Strategies and goals

hanging onWhy do we so often have trouble following through with the way we want to be and act? Unfortunately for me, I face this question all the time. Having made a study of habits and motivation, I have an almost endless supply of tools and tricks to get myself out of a bad mood, figure out what to do next, or get on track–yet even though these tools and tricks have made a huge positive impact in my life, I still manage to be far from perfect. Sometimes I’m late despite knowing exactly how not to be late; sometimes I become disorganized despite having terrific organizational systems at my disposal; and sometimes I fall short on goals or fail to change in the way I’d like to. Why? It seems to come down to three kinds of problems: not knowing, not believing, or not caring.

Here’s an example: recently I’ve been doing some reading that brings me to believe that the advice we’ve been given for decades about how to fend off heart attacks and strokes and all of that is completely wrong (see my recent article “Wait–Eating Lots of Fat Is GOOD for Your Heart?“). Once I’ve decided that what I’ve read is compelling enough to act on, why wouldn’t I become instantly and completely compliant with all of the new guidelines I’ve learned? After all, it could be literally a matter of life and death.

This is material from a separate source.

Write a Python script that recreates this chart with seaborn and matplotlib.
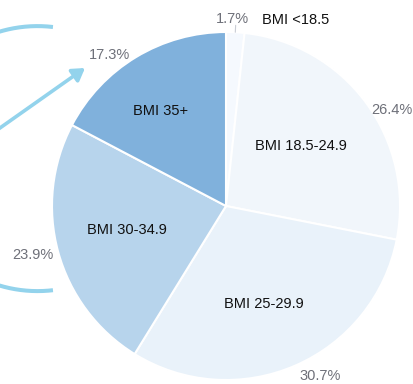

Don’t know: Before I started reading up on the “fats good, sugars bad” perspective, I had lots of misinformation that was fed to me–and that continues to be fed to me–by mostly well-meaning nutritionists, government officials, and doctors. If I don’t have good information, I can’t very well act on it. It’s very hard to change a habit, for instance, without knowing how habits work (by the way, this site has a number of clear, specific, and carefully researched articles on that subject).

Don’t believe: There are different versions of the belief problem, but one example is plain old doubt. For instance, I might find Dr. Peter Attia’s posts about fat very compelling, but still be nervous to switch to a fat-driven diet because I have a hard time believing that almost all of the information I’d received on the subject in the past was wrong.

Worse, and perhaps even more common, is lack of belief in ourselves. If I don’t believe I can make a change in my life, then all of my efforts in that direction will begin to seem pointless, and it will be very hard to keep myself going.

My belief might be from old information I’m having trouble letting go of, or new and conflicting information, even if it’s from the same old sources or if I know the information I already have is better. Maybe I have friends, family members, coworkers, teachers, colleagues, or role models who don’t believe what I believe, and that’s making sticking to my guns harder.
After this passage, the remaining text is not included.